Pretty much immediately after the 2016 election, I blocked Facebook. I didn't delete my account. I disabled the newsfeed with a browser plugin, making the platform an almost write-only medium. Something just felt wrong about it. Like it was too needy, as it slid into and then well beyond tabloid territory. Too engaging, but in a draining, physically sickening way before finally falling asleep to the pale blue glow. It felt strained. Frenzied. Fried. I half-joked that there was a dangerous adversarial AI on the back end and it didn't seem like a good idea to connect to it.
I hadn't been able to bring myself to really connect to the election itself either. I felt bad about it, like I should have been engaged and working on it somehow, but it seemed so weird and extra meaningless. How could this nutty thing actually be important? I knew it was wrong, but I did it anyway (partly because we were fighting to keep our cooperative homes and that was tiring in its own way). I turned off the US election because it felt like a reality show. And I don't watch reality shows.
Now we know that there really was an adversarial AI on the other side. It was shepherded or cultivated or mined* by some humans, who were building a giant "vote crazy" knob and cranking it up to 11.
The AI on the other sides is still evolving. What's it learning now? Can it study quietly at its desk without disturbing others? What is it watching and listening to? What does it see and hear? What's it reading these days? What is it preparing for? Is it a seasonal elections worker? Does it get tired? Do we get tired of it?

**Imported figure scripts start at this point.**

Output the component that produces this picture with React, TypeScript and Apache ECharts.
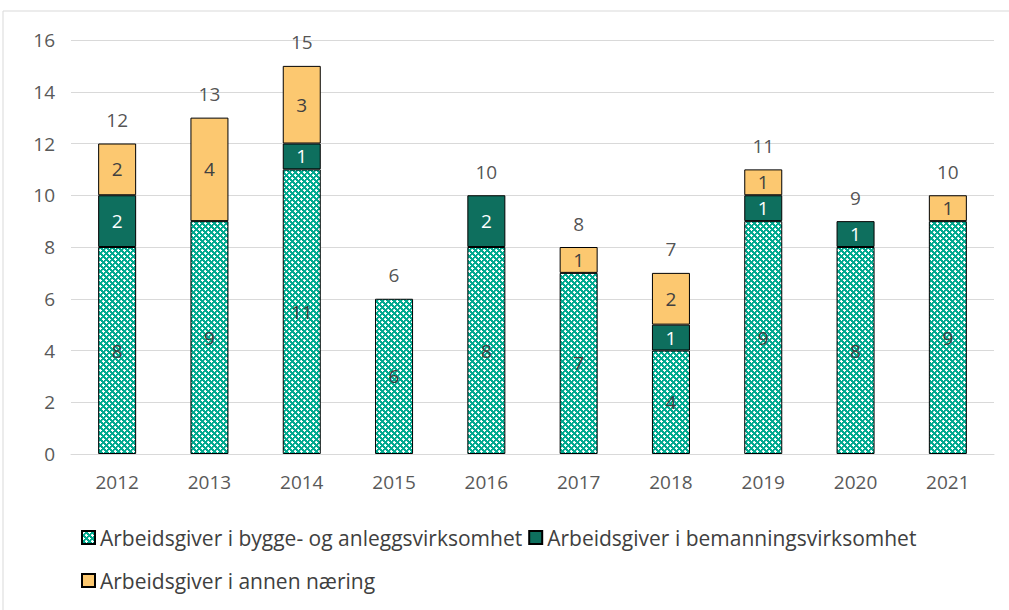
import React, { useEffect, useRef } from "react";
import * as echarts from "echarts";

const years = ["2012", "2013", "2014", "2015", "2016", "2017", "2018", "2019", "2020", "2021"];
const bygge = [8, 9, 11, 6, 8, 7, 4, 9, 8, 9];
const bemanning = [2, null, 1, null, 2, null, 1, 1, 1, null];
const annen = [2, 4, 3, null, null, 1, 2, 1, null, 1];
const totals = [12, 13, 15, 6, 10, 8, 7, 11, 9, 10];
const names = [
  "Arbeidsgiver i bygge- og anleggsvirksomhet",
  "Arbeidsgiver i bemanningsvirksomhet",
  "Arbeidsgiver i annen næring",
];

function makePattern(): HTMLCanvasElement {
  const c = document.createElement("canvas");
  c.width = 6;
  c.height = 6;
  const ctx = c.getContext("2d")!;
  ctx.fillStyle = "#00A98F";
  ctx.fillRect(0, 0, 6, 6);
  ctx.fillStyle = "#ffffff";
  // plus shapes
  ctx.fillRect(1, 0, 1, 3);
  ctx.fillRect(0, 1, 3, 1);
  ctx.fillRect(4, 3, 1, 3);
  ctx.fillRect(3, 4, 3, 1);
  ctx.fillStyle = "#8fdccf";
  ctx.fillRect(0, 0, 1, 1);
  ctx.fillRect(3, 3, 1, 1);
  return c;
}

export default function App() {
  const ref = useRef<HTMLDivElement>(null);
  useEffect(() => {
    document.body.style.margin = "0";
    const chart = echarts.init(ref.current!, null, { renderer: "svg" });
    const font = "'Open Sans', sans-serif";
    const pattern = { image: makePattern(), repeat: "repeat" } as any;
    const labelStyle = { show: true, position: "inside", fontSize: 19, color: "#404040", fontFamily: font };
    const legendText = { fontSize: 21, color: "#404040", fontFamily: font };
    chart.setOption({
      animation: false,
      backgroundColor: "#ffffff",
      textStyle: { fontFamily: font },
      graphic: [
        {
          type: "rect",
          shape: { x: 3, y: 11, width: 1200, height: 800 },
          style: { fill: "none", stroke: "#d9d9d9", lineWidth: 1 },
          silent: true,
        },
      ],
      grid: { left: 71, right: 15, top: 40, bottom: 156 },
      legend: [
        {
          data: [names[0], names[1]],
          left: 76,
          top: 522,
          icon: "rect",
          itemWidth: 13,
          itemHeight: 13,
          itemGap: 6,
          textStyle: legendText,
        },
        {
          data: [names[2]],
          left: 76,
          top: 565,
          icon: "rect",
          itemWidth: 13,
          itemHeight: 13,
          textStyle: legendText,
        },
      ],
      xAxis: {
        type: "category",
        data: years,
        axisLine: { lineStyle: { color: "#d9d9d9" } },
        axisTick: { show: false },
        axisLabel: { fontSize: 19, color: "#595959", margin: 18, fontFamily: font },
      },
      yAxis: {
        type: "value",
        min: 0,
        max: 16,
        interval: 2,
        axisLabel: { fontSize: 19, color: "#595959", margin: 16, fontFamily: font },
        splitLine: { lineStyle: { color: "#d9d9d9" } },
      },
      series: [
        {
          name: names[0],
          type: "bar",
          stack: "a",
          barWidth: 38,
          data: bygge,
          itemStyle: { color: pattern, borderColor: "#000", borderWidth: 1 },
          label: labelStyle,
        },
        {
          name: names[1],
          type: "bar",
          stack: "a",
          data: bemanning,
          itemStyle: { color: "#0E6F5E", borderColor: "#000", borderWidth: 1 },
          label: { ...labelStyle, color: "#ffffff" },
        },
        {
          name: names[2],
          type: "bar",
          stack: "a",
          data: annen,
          itemStyle: { color: "#FCC870", borderColor: "#000", borderWidth: 1 },
          label: labelStyle,
        },
        {
          name: "Total",
          type: "scatter",
          data: totals,
          symbolSize: 0,
          silent: true,
          label: { show: true, position: "top", distance: 14, fontSize: 19, color: "#262626", fontFamily: font },
        },
      ],
    });
    return () => chart.dispose();
  }, []);
  return <div ref={ref} style={{ width: 1009, height: 610 }} />;
}
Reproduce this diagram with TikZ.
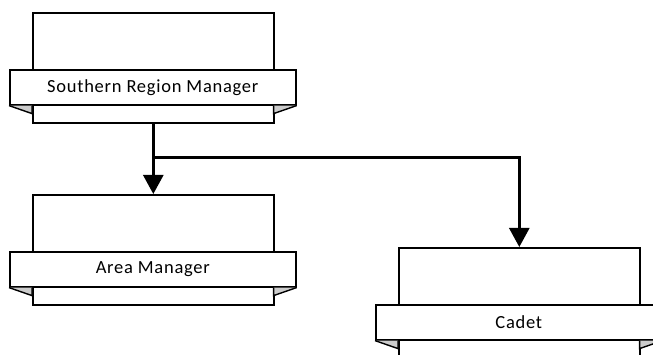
\documentclass[tikz,border=0pt]{standalone}
\usepackage{fontspec}
\setmainfont{Carlito}
\newfontfamily\bannerfont[LetterSpace=4]{Carlito}
\usetikzlibrary{arrows.meta,calc}
\begin{document}
\begin{tikzpicture}[x=1pt,y=-1pt,
  orgbox/.style={draw=black,line width=1.6pt,fill=white,minimum width=241pt,minimum height=110pt,anchor=north west,inner sep=0pt},
  banner/.style={draw=black,line width=1.6pt,fill=white,minimum width=286pt,minimum height=35pt,inner sep=0pt,font=\bannerfont\fontsize{18.5}{21}\selectfont},
  fold/.style={fill=black!20,draw=black,line width=1.4pt,line join=miter},
  conn/.style={line width=2.6pt,-{Triangle[length=19pt,width=20pt]}}]
\useasboundingbox (0,0) rectangle (653,355);
\clip (0,0) rectangle (653,355);
% Southern Region Manager
\node[orgbox] (b1) at (32,12) {};
\node[banner,anchor=north west] (t1) at (9,69) {Southern Region Manager};
\draw[fold] (t1.south west) -- ++(23,8) -- ++(0,-8);
\draw[fold] (t1.south east) -- ++(-23,8) -- ++(0,-8);
% Area Manager
\node[orgbox] (b2) at (32,194) {};
\node[banner,anchor=north west] (t2) at (9,251) {Area Manager};
\draw[fold] (t2.south west) -- ++(23,8) -- ++(0,-8);
\draw[fold] (t2.south east) -- ++(-23,8) -- ++(0,-8);
% Cadet
\node[orgbox] (b3) at (398,247) {};
\node[banner,anchor=north west] (t3) at (375,304) {Cadet};
\draw[fold] (t3.south west) -- ++(23,8) -- ++(0,-8);
\draw[fold] (t3.south east) -- ++(-23,8) -- ++(0,-8);
% connectors
\coordinate (j) at ($(b1.south)+(0,34)$);
\draw[conn] (b1.south) -- (b2.north);
\draw[conn] (j) -| (b3.north);
\end{tikzpicture}
\end{document}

I've got a 50GB archive of photos that were posted on a small (in retrospect) Facebook like site I helped to host between 2000 and 2009. I've been lugging them around meaning to re-marry to their metadata for almost a decade. They've been in long term movage. Having just migrated to a new laptop, suddenly my available space doubled to 2TB. My first computer had 20MB of disk. That's a factor of 100,000. 50GB has gotten a lot smaller over the years. All those photos would fit on the memory card in my current camera. The files from back then are smaller but the files and disks from right now are larger, so there's a kind of foreshortening. Old data apparently shrinks faster than disks grow. So I decided to move everything onto my laptop, and suddenly it seemed easy to work with.
Seeing this flood of pictures and captions going back as far as the year 2000 was like wallowing in zombie memories. My software started identifying faces. Naming names. Transforming GPS coordinates into addresses and vice versa. Is it actually my software? I have the last version with a perpetual license.
This all felt a little weird, because the memories weren't all mine. They'd all been public at some point, but when a site goes down and never comes back up, what happens to the information? It does not necessarily disappear. It felt intimate. It felt awkward. That person is dead. Those two have a kid. I remember those pants. That beach. This night.
How is this process fundamentally different than a server farm full of GPUs running machine learning algorithms?
Browsing through 47,387 images from 36 friends is relatable — like finding a diary or a box of photos — we have a sense of how to feel about it. I think maybe I've hesitated to work with this little archive, because I wasn't quite sure if I had permission. But I also didn't delete it, because I wasn't quite sure if I had permission. I don't think we know intuitively how to feel about the algorithmic digestion of 2,000,000,000 people's data. That's a hundred million times more data than my digital shoebox.
Were we really okay with all this when it was just extracting money? Why are we more surprised and horrified when the same machine extracts power instead? How are they different? How different are they?
The publicly available tools for curating our own attention and memories are weak. We're mostly blind and dumb. Opting out is different from fighting back. The platform monopolies don't want us to use these tools in our own ways, for our own purposes. To shepherd or cultivate our own relationships. There are a few options, like the Media Lab's Gobo, but if it really took off, would it still be allowed to exist? What terms and conditions would it be subject to? If it was allowed to take off, would we get an arms race, as better fake news is developed, and countermeasures are deployed to detect it, and it evolves to get around them? There are federated open social networks like social.coop, but they're anemic without monopoly network effects.
Can we create media platforms that are more friendly to truth and reconciliation? Or do we have to make ever more virulent truths for the captive platforms that we're trapped on? How do we survive if some vital truths just aren't that catchy?
*Do you shepherd (animal) or cultivate (plant) an intelligence? Do you mine it? Is it animate, or inanimate? Is it more like sheep or wheat or ore? Maybe it'll get its own domestication verb. What's the word for when it goes feral?